**Given instruction**
Gather each line containing the string "with" from these entries.

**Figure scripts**

--------------------------------

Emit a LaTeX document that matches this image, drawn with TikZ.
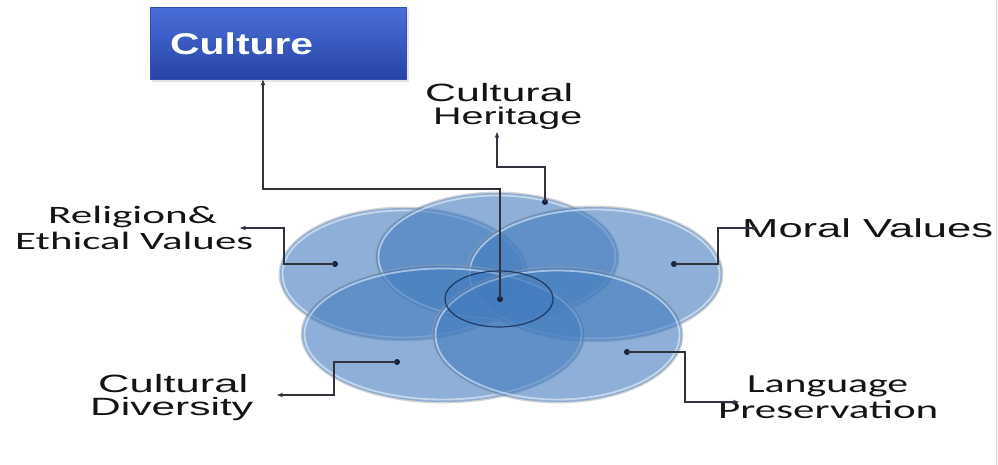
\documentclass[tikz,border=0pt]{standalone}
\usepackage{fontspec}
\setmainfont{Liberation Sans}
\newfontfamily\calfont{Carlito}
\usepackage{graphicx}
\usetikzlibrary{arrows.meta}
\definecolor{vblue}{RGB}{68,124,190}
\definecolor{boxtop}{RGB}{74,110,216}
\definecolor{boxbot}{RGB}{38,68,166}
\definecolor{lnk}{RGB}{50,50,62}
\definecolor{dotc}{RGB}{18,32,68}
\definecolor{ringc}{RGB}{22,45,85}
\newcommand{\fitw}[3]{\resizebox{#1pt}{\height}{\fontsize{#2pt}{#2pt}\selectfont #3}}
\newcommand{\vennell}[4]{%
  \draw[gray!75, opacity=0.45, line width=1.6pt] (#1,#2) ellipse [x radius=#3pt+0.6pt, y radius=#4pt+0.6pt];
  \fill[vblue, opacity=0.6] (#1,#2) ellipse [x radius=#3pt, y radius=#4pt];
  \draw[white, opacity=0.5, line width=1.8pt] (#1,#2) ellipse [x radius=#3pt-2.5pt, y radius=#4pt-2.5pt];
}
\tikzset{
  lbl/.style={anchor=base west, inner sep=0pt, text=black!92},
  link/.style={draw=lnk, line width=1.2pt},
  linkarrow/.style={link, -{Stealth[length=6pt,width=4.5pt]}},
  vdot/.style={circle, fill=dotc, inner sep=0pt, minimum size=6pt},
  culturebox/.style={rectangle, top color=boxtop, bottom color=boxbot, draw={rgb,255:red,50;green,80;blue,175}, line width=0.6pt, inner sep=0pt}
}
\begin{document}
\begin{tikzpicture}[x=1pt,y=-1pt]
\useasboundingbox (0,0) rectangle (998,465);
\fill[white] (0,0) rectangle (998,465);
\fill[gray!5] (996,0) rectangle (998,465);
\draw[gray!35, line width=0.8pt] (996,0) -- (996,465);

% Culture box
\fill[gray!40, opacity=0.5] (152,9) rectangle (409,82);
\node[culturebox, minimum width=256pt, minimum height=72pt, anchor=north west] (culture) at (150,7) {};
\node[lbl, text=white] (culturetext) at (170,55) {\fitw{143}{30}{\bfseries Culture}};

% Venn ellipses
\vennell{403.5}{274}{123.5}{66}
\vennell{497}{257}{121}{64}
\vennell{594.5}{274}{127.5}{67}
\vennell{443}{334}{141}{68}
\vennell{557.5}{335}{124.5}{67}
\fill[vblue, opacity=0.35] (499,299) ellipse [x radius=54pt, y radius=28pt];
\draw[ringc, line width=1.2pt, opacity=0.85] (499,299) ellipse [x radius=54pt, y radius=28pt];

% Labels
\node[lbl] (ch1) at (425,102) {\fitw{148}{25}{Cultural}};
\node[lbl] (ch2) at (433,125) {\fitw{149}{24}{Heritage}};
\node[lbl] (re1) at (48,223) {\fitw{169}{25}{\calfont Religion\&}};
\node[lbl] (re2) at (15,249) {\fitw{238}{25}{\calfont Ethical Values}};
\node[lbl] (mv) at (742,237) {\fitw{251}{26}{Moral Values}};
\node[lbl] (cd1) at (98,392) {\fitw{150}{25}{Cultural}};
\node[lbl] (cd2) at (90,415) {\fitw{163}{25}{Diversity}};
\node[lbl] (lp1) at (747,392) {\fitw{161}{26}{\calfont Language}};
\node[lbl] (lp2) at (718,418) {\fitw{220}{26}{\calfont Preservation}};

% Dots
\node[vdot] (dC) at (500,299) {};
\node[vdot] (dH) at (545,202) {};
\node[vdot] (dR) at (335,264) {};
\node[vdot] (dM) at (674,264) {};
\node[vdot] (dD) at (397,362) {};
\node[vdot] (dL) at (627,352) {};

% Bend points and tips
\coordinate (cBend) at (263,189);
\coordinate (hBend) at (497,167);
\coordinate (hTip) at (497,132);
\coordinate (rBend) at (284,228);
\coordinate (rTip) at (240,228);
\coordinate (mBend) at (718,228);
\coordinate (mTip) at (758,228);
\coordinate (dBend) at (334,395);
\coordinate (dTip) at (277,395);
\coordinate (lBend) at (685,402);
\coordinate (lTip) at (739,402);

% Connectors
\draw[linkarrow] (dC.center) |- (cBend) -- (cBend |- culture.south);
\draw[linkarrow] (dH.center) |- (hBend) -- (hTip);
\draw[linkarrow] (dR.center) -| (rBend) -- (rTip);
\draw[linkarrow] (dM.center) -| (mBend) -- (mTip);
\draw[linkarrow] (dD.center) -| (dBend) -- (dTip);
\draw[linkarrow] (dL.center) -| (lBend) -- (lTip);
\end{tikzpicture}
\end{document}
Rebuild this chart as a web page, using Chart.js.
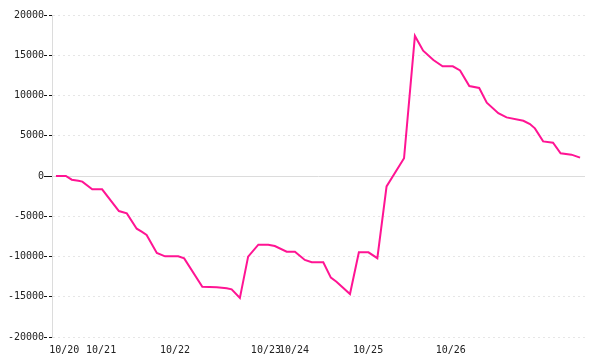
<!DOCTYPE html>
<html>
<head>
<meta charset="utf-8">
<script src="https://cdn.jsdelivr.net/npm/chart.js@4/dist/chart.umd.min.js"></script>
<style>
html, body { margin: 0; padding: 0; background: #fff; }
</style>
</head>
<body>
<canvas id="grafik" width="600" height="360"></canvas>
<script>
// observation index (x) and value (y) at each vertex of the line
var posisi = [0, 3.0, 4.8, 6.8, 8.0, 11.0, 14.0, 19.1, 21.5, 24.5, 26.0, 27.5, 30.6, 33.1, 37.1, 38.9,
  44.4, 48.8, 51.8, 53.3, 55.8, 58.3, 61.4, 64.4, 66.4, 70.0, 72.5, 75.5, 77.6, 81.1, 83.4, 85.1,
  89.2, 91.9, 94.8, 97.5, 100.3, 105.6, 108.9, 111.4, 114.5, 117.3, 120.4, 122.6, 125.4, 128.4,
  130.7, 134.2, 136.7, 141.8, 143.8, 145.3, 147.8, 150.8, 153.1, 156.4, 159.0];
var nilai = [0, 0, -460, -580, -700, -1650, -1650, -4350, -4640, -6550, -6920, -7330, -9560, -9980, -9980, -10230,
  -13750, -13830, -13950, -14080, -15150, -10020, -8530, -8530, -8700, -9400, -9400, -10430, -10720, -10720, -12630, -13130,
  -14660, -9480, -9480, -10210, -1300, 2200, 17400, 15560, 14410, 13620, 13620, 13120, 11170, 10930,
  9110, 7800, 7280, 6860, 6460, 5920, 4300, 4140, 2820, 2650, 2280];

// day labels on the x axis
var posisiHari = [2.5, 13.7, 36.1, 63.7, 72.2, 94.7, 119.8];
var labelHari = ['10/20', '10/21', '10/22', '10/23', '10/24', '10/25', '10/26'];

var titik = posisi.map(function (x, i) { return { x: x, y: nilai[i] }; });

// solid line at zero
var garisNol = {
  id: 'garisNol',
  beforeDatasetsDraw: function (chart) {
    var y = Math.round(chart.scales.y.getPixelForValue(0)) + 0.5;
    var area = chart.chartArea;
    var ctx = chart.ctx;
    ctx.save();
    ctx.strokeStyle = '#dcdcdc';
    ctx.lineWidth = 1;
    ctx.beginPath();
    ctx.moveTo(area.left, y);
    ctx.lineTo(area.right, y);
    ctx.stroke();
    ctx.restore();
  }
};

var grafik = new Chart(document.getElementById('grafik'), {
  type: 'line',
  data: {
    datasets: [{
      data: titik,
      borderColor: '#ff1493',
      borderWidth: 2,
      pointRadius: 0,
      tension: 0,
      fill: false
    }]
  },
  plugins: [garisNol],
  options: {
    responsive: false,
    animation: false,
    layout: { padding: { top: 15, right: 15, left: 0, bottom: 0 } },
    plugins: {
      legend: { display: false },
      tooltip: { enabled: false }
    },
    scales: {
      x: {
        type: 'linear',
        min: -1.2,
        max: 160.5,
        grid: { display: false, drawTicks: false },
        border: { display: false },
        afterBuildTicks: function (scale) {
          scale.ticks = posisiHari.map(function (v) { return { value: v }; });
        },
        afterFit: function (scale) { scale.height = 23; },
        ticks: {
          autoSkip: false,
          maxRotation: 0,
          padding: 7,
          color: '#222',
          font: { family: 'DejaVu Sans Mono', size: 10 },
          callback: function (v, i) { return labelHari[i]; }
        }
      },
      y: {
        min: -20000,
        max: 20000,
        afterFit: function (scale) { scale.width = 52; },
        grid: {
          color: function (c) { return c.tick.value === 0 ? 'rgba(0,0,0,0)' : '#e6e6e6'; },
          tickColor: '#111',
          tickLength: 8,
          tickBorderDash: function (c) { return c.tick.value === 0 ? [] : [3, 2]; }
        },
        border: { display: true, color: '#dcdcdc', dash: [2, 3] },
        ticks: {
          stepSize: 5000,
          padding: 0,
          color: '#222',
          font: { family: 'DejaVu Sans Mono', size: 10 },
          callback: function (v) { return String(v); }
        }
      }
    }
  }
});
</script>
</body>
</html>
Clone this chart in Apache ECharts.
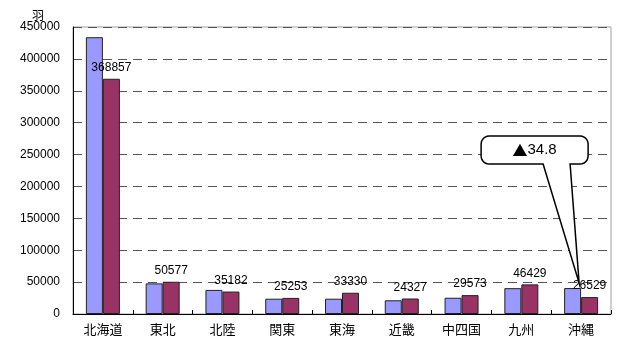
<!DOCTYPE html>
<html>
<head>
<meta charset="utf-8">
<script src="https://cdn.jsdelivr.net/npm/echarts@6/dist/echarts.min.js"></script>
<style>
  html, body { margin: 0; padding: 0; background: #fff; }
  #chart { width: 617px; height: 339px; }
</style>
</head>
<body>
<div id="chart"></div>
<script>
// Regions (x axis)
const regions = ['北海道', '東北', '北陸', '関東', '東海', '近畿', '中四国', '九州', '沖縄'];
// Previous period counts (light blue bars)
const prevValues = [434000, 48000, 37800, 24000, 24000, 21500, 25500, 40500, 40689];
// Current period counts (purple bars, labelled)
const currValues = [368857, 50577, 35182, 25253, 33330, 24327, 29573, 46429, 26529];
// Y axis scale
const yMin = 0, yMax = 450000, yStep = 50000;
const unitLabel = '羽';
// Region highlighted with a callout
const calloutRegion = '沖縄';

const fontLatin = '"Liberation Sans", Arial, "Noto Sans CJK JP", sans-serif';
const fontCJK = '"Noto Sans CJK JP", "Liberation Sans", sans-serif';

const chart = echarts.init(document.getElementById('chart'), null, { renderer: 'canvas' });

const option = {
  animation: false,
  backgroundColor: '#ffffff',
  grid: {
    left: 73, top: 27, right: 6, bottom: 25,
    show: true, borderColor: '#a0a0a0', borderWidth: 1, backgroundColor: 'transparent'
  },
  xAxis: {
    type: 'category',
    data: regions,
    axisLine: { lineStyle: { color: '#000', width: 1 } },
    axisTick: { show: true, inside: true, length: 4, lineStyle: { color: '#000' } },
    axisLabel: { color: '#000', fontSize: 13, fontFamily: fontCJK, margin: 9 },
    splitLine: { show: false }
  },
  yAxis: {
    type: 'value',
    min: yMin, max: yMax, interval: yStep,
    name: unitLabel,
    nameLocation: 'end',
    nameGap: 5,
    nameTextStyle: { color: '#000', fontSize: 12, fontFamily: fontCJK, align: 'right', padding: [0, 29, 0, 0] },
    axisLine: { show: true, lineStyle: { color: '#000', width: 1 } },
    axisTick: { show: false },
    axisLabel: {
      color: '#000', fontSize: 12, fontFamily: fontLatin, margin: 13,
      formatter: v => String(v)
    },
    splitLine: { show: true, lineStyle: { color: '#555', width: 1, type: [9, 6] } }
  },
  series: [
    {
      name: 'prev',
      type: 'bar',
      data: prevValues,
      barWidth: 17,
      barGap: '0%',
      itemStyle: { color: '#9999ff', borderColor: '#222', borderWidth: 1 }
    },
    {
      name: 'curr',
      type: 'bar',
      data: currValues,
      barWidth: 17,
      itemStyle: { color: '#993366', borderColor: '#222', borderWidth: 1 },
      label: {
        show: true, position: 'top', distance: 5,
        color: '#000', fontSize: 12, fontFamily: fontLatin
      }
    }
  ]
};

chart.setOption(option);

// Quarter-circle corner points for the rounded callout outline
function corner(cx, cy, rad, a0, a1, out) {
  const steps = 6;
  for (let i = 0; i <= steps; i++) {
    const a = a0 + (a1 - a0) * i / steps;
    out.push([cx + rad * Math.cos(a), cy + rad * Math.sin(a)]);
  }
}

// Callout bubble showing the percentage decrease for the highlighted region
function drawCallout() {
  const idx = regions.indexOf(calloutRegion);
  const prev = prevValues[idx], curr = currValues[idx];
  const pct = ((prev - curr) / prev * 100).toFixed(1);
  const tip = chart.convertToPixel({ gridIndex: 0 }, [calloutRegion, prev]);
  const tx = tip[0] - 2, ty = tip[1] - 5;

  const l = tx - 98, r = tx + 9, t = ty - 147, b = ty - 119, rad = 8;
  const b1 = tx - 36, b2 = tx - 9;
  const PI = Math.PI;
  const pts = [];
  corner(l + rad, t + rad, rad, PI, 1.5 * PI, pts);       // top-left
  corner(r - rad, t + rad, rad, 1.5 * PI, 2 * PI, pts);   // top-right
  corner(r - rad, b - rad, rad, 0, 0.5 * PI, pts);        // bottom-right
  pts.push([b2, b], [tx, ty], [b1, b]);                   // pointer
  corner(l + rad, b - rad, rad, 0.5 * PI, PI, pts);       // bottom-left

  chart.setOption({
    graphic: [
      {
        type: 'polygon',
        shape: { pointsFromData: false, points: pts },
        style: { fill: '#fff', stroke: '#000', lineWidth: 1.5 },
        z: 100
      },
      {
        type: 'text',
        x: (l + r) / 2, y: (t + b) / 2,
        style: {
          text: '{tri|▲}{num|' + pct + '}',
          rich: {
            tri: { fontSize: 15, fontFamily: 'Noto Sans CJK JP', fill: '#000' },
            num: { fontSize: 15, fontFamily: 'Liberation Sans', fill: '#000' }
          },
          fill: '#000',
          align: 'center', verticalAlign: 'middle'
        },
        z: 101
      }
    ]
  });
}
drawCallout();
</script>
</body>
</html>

--------------------------------

**Right answer**
Emit a LaTeX document that matches this image, drawn with TikZ.
// Region highlighted with a callout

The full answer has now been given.